> Short task:
Please print the lines between the one with "Clone this chart" and the one with "const pcTicks = [-4, -2, 0, 2, 4, 6];", both ends included, exactly as written, with no pictures.
* * * *
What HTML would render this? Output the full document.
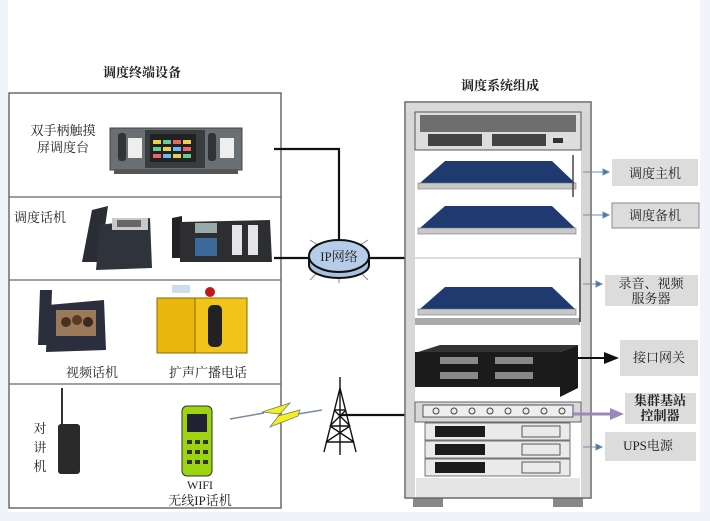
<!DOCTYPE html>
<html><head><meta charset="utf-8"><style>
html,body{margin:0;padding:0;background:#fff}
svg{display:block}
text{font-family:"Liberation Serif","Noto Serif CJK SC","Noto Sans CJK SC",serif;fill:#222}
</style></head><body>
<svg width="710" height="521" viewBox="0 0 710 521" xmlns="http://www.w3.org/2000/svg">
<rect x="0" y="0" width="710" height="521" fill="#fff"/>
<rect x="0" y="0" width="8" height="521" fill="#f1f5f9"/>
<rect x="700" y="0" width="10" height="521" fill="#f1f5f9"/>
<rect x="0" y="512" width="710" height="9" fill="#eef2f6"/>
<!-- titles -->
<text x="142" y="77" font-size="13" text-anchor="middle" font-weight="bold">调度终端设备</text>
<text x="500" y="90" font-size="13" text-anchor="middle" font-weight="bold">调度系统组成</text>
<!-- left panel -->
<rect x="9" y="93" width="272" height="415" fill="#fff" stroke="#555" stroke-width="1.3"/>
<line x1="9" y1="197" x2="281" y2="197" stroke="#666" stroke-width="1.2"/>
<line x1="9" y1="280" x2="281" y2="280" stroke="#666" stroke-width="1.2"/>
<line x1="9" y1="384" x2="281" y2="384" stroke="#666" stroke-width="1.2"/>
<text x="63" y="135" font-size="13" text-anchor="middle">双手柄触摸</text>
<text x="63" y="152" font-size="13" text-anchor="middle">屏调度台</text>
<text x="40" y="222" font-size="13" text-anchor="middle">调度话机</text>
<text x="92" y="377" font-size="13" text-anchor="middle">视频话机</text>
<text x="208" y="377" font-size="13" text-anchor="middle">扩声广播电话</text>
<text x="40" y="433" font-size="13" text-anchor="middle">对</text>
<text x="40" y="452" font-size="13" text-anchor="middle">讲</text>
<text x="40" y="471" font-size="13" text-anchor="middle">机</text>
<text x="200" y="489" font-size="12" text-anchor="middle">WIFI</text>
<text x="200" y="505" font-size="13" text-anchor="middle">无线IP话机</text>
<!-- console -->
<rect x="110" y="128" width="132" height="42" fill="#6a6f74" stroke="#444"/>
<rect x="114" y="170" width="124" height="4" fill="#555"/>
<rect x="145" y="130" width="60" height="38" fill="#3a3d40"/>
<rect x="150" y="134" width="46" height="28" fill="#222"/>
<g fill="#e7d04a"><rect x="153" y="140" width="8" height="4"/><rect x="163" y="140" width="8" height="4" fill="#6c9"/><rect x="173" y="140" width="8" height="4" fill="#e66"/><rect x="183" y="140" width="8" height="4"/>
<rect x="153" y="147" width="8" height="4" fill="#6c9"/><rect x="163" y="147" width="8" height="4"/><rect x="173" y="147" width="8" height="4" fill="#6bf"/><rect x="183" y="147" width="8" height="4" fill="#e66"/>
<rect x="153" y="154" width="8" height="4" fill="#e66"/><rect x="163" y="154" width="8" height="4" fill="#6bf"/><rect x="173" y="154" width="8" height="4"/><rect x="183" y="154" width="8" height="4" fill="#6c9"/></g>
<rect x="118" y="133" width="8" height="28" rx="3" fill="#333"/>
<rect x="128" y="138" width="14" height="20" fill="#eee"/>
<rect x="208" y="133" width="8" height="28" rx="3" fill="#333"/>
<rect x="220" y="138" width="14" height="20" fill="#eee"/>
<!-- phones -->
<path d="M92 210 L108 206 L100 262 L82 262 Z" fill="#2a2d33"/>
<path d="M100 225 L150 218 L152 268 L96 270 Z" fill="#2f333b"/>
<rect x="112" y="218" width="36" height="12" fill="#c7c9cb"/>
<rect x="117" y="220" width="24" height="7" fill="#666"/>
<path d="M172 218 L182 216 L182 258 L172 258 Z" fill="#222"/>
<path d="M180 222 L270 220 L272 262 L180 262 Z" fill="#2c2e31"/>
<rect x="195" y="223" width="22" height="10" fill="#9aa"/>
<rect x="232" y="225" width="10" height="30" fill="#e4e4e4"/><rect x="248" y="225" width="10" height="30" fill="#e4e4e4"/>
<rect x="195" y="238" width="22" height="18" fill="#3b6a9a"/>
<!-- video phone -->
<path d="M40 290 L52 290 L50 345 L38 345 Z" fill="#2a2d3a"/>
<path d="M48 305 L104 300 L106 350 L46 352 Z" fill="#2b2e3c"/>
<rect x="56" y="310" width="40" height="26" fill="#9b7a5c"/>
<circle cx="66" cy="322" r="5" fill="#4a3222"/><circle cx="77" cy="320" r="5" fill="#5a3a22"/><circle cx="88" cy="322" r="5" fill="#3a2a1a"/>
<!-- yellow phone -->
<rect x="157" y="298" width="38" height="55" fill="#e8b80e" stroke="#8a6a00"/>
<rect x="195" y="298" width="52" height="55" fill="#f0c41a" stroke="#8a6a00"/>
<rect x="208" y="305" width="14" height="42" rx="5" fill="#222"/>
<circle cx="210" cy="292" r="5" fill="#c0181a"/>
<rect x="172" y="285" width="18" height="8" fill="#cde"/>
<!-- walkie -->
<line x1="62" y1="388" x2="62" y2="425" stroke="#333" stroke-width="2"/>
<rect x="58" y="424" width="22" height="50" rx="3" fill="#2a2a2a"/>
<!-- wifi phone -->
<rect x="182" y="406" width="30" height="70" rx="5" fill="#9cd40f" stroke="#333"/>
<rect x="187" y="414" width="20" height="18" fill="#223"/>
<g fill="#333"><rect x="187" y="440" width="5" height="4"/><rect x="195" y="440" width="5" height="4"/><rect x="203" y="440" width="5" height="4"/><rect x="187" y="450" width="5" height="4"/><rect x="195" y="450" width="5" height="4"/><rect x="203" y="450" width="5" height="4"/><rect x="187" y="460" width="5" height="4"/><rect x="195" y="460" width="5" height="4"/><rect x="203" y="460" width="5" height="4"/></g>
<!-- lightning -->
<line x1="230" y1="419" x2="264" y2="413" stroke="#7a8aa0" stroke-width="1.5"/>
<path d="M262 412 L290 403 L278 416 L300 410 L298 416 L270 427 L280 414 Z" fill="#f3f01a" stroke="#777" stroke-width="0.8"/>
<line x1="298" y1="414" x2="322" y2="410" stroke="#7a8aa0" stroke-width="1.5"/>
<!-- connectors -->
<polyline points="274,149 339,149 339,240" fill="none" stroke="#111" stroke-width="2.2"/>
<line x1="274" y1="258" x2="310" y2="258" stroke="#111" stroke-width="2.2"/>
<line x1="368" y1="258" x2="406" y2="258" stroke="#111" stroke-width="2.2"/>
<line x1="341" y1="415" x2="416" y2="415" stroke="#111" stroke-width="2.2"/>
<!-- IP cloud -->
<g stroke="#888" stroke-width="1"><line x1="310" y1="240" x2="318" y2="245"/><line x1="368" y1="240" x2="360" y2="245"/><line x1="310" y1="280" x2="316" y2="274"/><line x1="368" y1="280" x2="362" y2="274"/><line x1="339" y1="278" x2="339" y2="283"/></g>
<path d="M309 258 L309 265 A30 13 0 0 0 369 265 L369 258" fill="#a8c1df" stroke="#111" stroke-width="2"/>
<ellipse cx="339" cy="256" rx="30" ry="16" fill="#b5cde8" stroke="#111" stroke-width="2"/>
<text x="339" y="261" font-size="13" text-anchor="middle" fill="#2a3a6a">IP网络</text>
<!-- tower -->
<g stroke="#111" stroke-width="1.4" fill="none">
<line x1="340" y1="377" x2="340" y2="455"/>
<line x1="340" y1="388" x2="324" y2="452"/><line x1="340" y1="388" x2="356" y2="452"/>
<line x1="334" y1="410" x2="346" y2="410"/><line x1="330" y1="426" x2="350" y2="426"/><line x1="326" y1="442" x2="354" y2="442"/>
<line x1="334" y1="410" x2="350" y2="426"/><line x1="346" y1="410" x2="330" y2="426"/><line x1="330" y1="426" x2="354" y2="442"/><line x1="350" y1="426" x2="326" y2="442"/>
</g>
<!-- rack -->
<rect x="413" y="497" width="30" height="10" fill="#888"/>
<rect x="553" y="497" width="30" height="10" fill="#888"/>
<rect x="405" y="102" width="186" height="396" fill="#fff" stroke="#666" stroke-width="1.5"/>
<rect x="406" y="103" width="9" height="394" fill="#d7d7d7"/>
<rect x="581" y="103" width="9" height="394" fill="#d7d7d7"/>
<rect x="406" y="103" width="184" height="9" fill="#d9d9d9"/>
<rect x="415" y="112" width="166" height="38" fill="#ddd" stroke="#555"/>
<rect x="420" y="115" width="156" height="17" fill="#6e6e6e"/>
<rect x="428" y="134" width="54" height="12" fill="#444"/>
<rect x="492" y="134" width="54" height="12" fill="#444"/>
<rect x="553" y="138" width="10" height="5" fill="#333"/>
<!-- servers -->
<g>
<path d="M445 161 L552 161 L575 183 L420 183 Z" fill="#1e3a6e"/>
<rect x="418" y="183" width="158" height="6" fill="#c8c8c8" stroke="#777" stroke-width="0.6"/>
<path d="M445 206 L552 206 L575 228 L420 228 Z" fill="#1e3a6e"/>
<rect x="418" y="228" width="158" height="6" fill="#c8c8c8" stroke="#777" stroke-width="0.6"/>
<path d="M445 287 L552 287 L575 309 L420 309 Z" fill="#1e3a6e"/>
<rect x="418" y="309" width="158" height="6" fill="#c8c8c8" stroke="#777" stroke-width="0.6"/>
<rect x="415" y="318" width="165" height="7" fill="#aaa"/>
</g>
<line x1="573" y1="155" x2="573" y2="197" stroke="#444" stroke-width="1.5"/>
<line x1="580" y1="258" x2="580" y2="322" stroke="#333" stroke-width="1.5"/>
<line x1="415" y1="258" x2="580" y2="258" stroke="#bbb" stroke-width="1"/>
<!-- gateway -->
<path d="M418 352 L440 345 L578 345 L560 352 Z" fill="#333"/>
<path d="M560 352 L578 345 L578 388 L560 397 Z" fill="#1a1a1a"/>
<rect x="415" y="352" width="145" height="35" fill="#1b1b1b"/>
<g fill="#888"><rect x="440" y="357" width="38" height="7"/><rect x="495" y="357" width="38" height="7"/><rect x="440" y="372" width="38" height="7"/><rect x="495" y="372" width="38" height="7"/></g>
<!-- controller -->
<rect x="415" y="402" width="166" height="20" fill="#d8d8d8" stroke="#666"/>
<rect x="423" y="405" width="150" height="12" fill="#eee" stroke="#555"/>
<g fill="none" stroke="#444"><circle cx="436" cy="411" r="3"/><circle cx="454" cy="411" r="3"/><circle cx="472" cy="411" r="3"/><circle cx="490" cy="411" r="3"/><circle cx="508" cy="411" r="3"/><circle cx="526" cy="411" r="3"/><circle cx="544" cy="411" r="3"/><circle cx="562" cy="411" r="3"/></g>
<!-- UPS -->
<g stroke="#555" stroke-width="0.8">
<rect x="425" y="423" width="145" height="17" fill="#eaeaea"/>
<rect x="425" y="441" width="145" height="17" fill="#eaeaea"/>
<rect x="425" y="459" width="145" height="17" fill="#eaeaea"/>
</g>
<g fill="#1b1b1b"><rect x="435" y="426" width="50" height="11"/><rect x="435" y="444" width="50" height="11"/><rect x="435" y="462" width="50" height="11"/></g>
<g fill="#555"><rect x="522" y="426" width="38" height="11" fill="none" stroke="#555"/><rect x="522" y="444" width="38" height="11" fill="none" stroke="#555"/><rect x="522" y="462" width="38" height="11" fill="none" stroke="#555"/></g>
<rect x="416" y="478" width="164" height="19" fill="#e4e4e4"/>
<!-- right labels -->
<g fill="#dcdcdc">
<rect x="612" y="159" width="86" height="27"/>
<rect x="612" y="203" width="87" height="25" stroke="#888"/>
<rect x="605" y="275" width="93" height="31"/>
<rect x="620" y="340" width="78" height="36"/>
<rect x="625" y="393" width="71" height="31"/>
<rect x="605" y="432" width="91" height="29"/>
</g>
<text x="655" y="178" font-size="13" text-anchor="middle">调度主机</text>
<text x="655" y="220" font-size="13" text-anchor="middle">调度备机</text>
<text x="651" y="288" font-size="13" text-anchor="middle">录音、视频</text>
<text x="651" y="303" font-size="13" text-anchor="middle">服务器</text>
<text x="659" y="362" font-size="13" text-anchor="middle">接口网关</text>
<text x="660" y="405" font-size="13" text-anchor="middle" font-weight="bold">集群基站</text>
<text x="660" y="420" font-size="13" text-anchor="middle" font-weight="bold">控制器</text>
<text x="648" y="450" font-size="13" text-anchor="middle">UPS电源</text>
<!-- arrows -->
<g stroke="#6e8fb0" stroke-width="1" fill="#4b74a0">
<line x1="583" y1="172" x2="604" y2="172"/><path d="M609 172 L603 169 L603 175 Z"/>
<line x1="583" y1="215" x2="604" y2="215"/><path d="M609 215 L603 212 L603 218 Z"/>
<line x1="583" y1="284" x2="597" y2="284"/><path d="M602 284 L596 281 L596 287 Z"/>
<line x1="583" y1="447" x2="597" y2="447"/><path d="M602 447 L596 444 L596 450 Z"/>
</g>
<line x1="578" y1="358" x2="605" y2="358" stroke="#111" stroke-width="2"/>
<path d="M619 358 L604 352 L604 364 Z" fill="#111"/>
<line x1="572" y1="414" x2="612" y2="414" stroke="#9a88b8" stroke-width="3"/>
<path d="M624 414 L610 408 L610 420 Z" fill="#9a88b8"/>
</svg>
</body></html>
* * * *
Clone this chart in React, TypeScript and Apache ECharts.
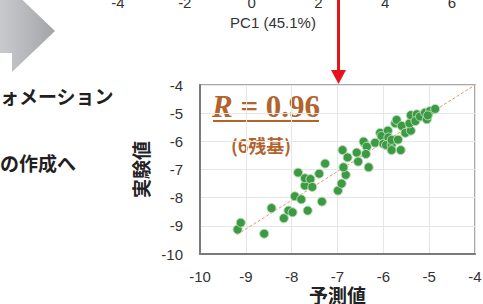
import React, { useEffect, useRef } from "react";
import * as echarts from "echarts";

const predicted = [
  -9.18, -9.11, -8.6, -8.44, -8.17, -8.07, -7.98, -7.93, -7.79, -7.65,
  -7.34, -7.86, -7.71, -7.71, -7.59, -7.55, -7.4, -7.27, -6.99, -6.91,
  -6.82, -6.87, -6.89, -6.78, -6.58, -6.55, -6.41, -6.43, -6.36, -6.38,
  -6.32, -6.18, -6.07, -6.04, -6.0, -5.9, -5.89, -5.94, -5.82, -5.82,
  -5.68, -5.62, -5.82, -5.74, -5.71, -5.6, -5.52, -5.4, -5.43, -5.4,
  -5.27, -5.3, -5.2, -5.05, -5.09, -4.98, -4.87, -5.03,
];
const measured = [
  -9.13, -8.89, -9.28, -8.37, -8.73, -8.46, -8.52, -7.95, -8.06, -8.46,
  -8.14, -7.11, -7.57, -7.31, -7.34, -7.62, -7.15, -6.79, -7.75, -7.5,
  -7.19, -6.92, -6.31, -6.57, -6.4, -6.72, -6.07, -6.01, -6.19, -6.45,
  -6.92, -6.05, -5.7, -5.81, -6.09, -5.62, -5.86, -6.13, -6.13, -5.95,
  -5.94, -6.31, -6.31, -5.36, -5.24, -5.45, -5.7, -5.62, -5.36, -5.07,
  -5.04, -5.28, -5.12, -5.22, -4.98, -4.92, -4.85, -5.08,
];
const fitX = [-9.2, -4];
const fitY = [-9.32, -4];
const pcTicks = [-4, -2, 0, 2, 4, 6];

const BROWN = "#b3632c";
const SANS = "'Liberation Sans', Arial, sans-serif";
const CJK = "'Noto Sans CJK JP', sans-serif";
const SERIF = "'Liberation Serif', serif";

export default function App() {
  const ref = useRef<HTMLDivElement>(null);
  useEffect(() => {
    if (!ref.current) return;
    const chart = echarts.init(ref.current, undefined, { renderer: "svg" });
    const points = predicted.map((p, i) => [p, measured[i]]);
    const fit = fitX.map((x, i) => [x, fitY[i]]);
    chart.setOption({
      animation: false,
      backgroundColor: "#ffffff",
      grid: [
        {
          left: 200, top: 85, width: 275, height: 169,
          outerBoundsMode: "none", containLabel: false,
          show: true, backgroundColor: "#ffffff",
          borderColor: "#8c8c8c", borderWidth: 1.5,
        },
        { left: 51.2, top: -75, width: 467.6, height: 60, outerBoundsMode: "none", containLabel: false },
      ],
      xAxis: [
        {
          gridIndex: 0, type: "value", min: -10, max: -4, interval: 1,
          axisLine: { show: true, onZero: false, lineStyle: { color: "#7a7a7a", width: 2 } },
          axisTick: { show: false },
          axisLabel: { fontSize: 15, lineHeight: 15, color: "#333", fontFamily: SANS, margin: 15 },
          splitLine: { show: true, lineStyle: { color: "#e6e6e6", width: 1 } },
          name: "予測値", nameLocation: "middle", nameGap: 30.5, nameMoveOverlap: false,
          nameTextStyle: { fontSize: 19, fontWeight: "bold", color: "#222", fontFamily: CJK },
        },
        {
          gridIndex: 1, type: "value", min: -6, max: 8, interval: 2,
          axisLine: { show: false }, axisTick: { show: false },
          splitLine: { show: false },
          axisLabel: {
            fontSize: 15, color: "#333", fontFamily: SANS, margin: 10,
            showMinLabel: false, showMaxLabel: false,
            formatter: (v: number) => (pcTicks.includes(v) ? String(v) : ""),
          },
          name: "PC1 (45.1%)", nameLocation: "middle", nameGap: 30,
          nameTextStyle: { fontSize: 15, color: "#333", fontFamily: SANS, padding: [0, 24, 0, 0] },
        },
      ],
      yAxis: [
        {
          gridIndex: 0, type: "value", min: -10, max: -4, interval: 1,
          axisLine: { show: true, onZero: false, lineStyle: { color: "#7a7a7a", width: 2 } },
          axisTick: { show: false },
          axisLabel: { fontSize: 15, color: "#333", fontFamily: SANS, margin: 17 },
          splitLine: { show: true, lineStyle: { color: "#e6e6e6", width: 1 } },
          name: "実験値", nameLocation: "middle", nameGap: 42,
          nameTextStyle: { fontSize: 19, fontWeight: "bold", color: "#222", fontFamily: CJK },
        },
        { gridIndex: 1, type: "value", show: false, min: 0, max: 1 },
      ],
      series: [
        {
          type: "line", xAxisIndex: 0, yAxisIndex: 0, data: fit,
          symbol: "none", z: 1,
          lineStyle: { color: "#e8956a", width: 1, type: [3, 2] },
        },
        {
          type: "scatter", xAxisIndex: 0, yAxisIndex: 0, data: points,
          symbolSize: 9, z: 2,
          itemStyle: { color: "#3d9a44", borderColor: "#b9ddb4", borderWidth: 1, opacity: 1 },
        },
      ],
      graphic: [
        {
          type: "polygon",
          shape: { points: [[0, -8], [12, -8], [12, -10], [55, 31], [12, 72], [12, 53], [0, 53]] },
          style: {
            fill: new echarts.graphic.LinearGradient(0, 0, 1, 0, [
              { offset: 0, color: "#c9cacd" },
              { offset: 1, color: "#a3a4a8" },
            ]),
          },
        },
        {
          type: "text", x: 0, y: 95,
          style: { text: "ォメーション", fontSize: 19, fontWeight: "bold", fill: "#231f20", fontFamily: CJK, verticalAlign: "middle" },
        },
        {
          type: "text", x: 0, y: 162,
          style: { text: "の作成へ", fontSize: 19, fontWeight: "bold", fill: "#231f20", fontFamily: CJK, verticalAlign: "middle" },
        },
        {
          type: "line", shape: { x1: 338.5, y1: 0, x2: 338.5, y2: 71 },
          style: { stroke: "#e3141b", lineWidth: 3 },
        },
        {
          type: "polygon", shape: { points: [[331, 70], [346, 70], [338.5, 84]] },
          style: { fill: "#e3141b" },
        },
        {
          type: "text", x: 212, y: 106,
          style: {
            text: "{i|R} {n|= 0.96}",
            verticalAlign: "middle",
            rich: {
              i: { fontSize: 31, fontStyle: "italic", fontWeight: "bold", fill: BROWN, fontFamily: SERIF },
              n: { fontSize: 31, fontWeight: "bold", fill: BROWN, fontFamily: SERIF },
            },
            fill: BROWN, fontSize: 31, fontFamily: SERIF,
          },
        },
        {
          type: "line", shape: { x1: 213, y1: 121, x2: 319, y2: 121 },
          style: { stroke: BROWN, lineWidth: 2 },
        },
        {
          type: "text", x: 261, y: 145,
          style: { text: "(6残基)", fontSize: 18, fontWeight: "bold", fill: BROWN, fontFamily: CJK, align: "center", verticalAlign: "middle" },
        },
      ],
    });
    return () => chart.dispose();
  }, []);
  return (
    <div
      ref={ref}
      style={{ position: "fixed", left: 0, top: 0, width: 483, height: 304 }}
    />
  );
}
* * * *
> Result of the task:
Clone this chart in React, TypeScript and Apache ECharts.
import React, { useEffect, useRef } from "react";
import * as echarts from "echarts";

const predicted = [
  -9.18, -9.11, -8.6, -8.44, -8.17, -8.07, -7.98, -7.93, -7.79, -7.65,
  -7.34, -7.86, -7.71, -7.71, -7.59, -7.55, -7.4, -7.27, -6.99, -6.91,
  -6.82, -6.87, -6.89, -6.78, -6.58, -6.55, -6.41, -6.43, -6.36, -6.38,
  -6.32, -6.18, -6.07, -6.04, -6.0, -5.9, -5.89, -5.94, -5.82, -5.82,
  -5.68, -5.62, -5.82, -5.74, -5.71, -5.6, -5.52, -5.4, -5.43, -5.4,
  -5.27, -5.3, -5.2, -5.05, -5.09, -4.98, -4.87, -5.03,
];
const measured = [
  -9.13, -8.89, -9.28, -8.37, -8.73, -8.46, -8.52, -7.95, -8.06, -8.46,
  -8.14, -7.11, -7.57, -7.31, -7.34, -7.62, -7.15, -6.79, -7.75, -7.5,
  -7.19, -6.92, -6.31, -6.57, -6.4, -6.72, -6.07, -6.01, -6.19, -6.45,
  -6.92, -6.05, -5.7, -5.81, -6.09, -5.62, -5.86, -6.13, -6.13, -5.95,
  -5.94, -6.31, -6.31, -5.36, -5.24, -5.45, -5.7, -5.62, -5.36, -5.07,
  -5.04, -5.28, -5.12, -5.22, -4.98, -4.92, -4.85, -5.08,
];
const fitX = [-9.2, -4];
const fitY = [-9.32, -4];
const pcTicks = [-4, -2, 0, 2, 4, 6];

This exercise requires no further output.